All this is, of course, as crowd pleasing as the story of a homeless guy who is given what turns out to be a winning lottery ticket when he was begging for change to buy drugs. There is a guilty pleasure in watching Dell’s reaction to this foreign way of life – until it becomes so formulaic that you forget it is based on a true story.

As in the original film, the film’s tension is the chalk and cheese relationship (complete with an excruciating scene in which a disgusted Dell has to change his employer’s catheter bag), and the story arc is how each man fulfils his respective potential by learning from one another. Here is where the stereotypes, inherent in the two men’s socio-economic starting point, gain momentum.

Whereas Philip is left to rot and wallow in self pity in his penthouse, Dell takes Philip for a spin in his Porsche (Philip has a garage full of expensive cars that he can no longer driver) and they end up fine dining on hot dogs from a greasy spoon, giving Philip a taste of real life. Observing how Philip spends thousands of dollars on a painting at a gallery, Dell – a budding Basquiat – paints a picture which Philip sells, presenting the astonished carer with a $50,000 cheque.

As in the original Dell does not continue painting and we here no more of his alleged talent leaving us to question the incident – is this taken from the real life story? – and what it is supposed to mean. Is it a parody on the art market (in which, as in the film business, ‘nobody knows anything’) or a chance for Philip to bring out the best in Dell and giving him the opportunities in life he never had?

In another example, again taken from the original, Philip takes Dell to the opera. He begins by annoying the audience and embarrassing Phillip and then ends up weeping to Nessum Dorma. Dell reciprocates by introducing Philip to Aretha Franklin’s version of Nessum Dorma. This kind of cross-cultural interchange continues until it feels contrived. Worse is yet to come when Dell gets a drab dinner party rocking with a spirited dance performance – because black people have rhythm and soul and are natural dancers.

Kevin Hart and Aja Naomi King in The Upside - Photo by David Lee - Credit IMDB

Kevin Hart and Aja Naomi King in The Upside

sub-plots and characters are added on in the American remake which feels dragged out at 125-minutes. While a nice love story is brewing under the surface between the long-suffering Yvonne and the emotionally stunted Philip, an interminable subplot is played out in which Philip, with Yvonne’s help, corresponds with a cultured, independent, but single woman named Lilly (Julianna Margulies) and the relationship is becoming serious. Naturally, Dell intervenes to move things along and engineers a lunch meeting. It is hard to know which is worse: the fact Lilly turns out to be a gold digger who has researched her blind date on the internet, but just can’t hack it with a man she has to feed, or Phillip’s sanctimonious reaction to his disappointment.
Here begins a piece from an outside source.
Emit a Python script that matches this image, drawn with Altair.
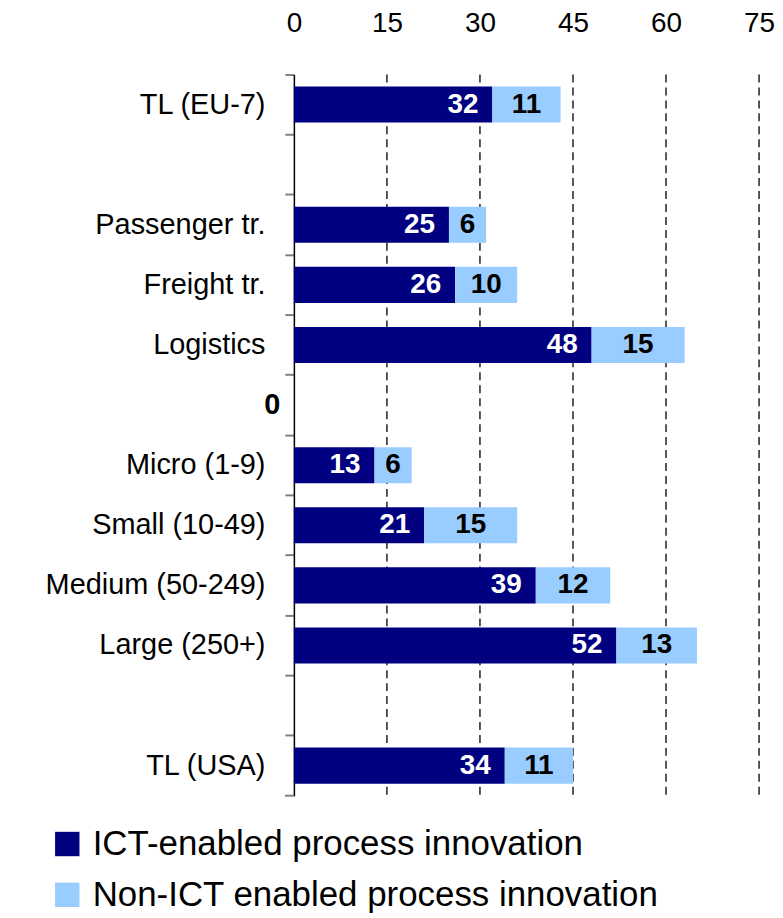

The addition of another woman, Dell’s ex-wife Latrice (Aja Naomi King) and their adorable son (Jahi Di’Allo Winston) adds little to the story and arguably detracts from any message about money buying not happiness. Latrice is so happy when the man who abandoned his family suddenly buys them a house that all is forgiven.

The addition of a third woman – Phillip’s late wife – is equally superfluous, only serving to add a heavy dose of bathos to a story that does not need it.

Another legitimate layer of objection has been raised by the disabled lobby in the on-going debate about able-bodied actors playing disabled characters. This is a tough one. The list is long (The Theory of Everything, Breathe, The Diving Bell and the Butterfly, My Left Foot, Skyscraper to list a few) because the reality of the business is simple: the film wouldn’t have been financed without someone of Cranston’s calibre and box office appeal and, to his credit, he is pretty convincing.